• _Recorded data_
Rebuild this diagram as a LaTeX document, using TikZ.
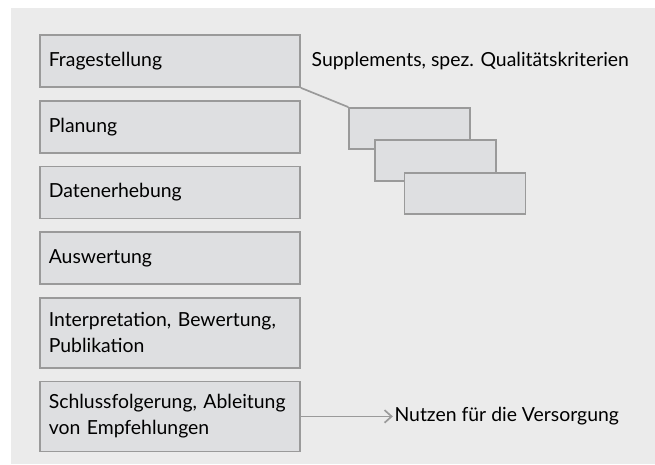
\documentclass[tikz,border=0pt]{standalone}
\usepackage{fontspec}
\setmainfont{Lato}
\usepackage{tikz}
\usepackage{xcolor}
\usetikzlibrary{positioning,arrows.meta}
\definecolor{mybg}{HTML}{EBEBEB}
\definecolor{mybox}{HTML}{DEDFE1}
\definecolor{myline}{HTML}{9A9A9A}

\begin{document}
\begin{tikzpicture}[
    stage/.style={draw=myline, line width=1.2pt, fill=mybox, minimum width=6.5cm, minimum height=1.3cm, text width=6.06cm, align=left, inner xsep=0.22cm, font=\fontsize{13.8}{18.5}\selectfont},
    sub/.style={draw=myline, line width=1.2pt, fill=mybox, minimum width=3.025cm, minimum height=1.025cm},
    label/.style={font=\fontsize{13.8}{18.5}\selectfont, inner sep=1pt},
    node distance=0.3cm]
    \useasboundingbox (0, 0) rectangle (16.375, -11.6);
    \fill[mybg] (0.275, -0.2) rectangle (16.375, -11.6);
    \node[stage] (1) at (4.25, -1.525) {Fragestellung};
    \node[stage, below=of 1] (2) {Planung};
    \node[stage, below=of 2] (3) {Datenerhebung};
    \node[stage, below=of 3] (4) {Auswertung};
    \node[stage, below=of 4, minimum height=1.75cm] (5) {Interpretation, Bewertung,\\Publikation};
    \node[stage, below=of 5, minimum height=1.75cm] (6) {Schlussfolgerung, Ableitung\\von Empfehlungen};
    \node[sub] (7) at (10.24, -3.21) {};
    \node[sub] (8) at (10.89, -4.01) {};
    \node[sub] (9) at (11.625, -4.84) {};
    \node[label, anchor=west] (10) at (7.75, -1.525) {Supplements, spez. Qualitätskriterien};
    \node[label, right=2.3cm of 6] (11) {Nutzen für die Versorgung};
    \draw[myline, line width=1.2pt] (1.south east) -- (7.north west);
    \draw[myline, line width=1.2pt, -{Straight Barb[length=5pt, width=9pt]}] (6) -- (11);
\end{tikzpicture}
\end{document}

• _Stated task_
Restate the data above word for word. Do not include the images.

• _Problem solution_
Rebuild this diagram as a LaTeX document, using TikZ.
\documentclass[tikz,border=0pt]{standalone}
\usepackage{fontspec}
\setmainfont{Lato}
\usepackage{tikz}
\usepackage{xcolor}
\usetikzlibrary{positioning,arrows.meta}
\definecolor{mybg}{HTML}{EBEBEB}
\definecolor{mybox}{HTML}{DEDFE1}
\definecolor{myline}{HTML}{9A9A9A}

\begin{document}
\begin{tikzpicture}[
    stage/.style={draw=myline, line width=1.2pt, fill=mybox, minimum width=6.5cm, minimum height=1.3cm, text width=6.06cm, align=left, inner xsep=0.22cm, font=\fontsize{13.8}{18.5}\selectfont},
    sub/.style={draw=myline, line width=1.2pt, fill=mybox, minimum width=3.025cm, minimum height=1.025cm},
    label/.style={font=\fontsize{13.8}{18.5}\selectfont, inner sep=1pt},
    node distance=0.3cm]
    \useasboundingbox (0, 0) rectangle (16.375, -11.6);
    \fill[mybg] (0.275, -0.2) rectangle (16.375, -11.6);
    \node[stage] (1) at (4.25, -1.525) {Fragestellung};
    \node[stage, below=of 1] (2) {Planung};
    \node[stage, below=of 2] (3) {Datenerhebung};
    \node[stage, below=of 3] (4) {Auswertung};
    \node[stage, below=of 4, minimum height=1.75cm] (5) {Interpretation, Bewertung,\\Publikation};
    \node[stage, below=of 5, minimum height=1.75cm] (6) {Schlussfolgerung, Ableitung\\von Empfehlungen};
    \node[sub] (7) at (10.24, -3.21) {};
    \node[sub] (8) at (10.89, -4.01) {};
    \node[sub] (9) at (11.625, -4.84) {};
    \node[label, anchor=west] (10) at (7.75, -1.525) {Supplements, spez. Qualitätskriterien};
    \node[label, right=2.3cm of 6] (11) {Nutzen für die Versorgung};
    \draw[myline, line width=1.2pt] (1.south east) -- (7.north west);
    \draw[myline, line width=1.2pt, -{Straight Barb[length=5pt, width=9pt]}] (6) -- (11);
\end{tikzpicture}
\end{document}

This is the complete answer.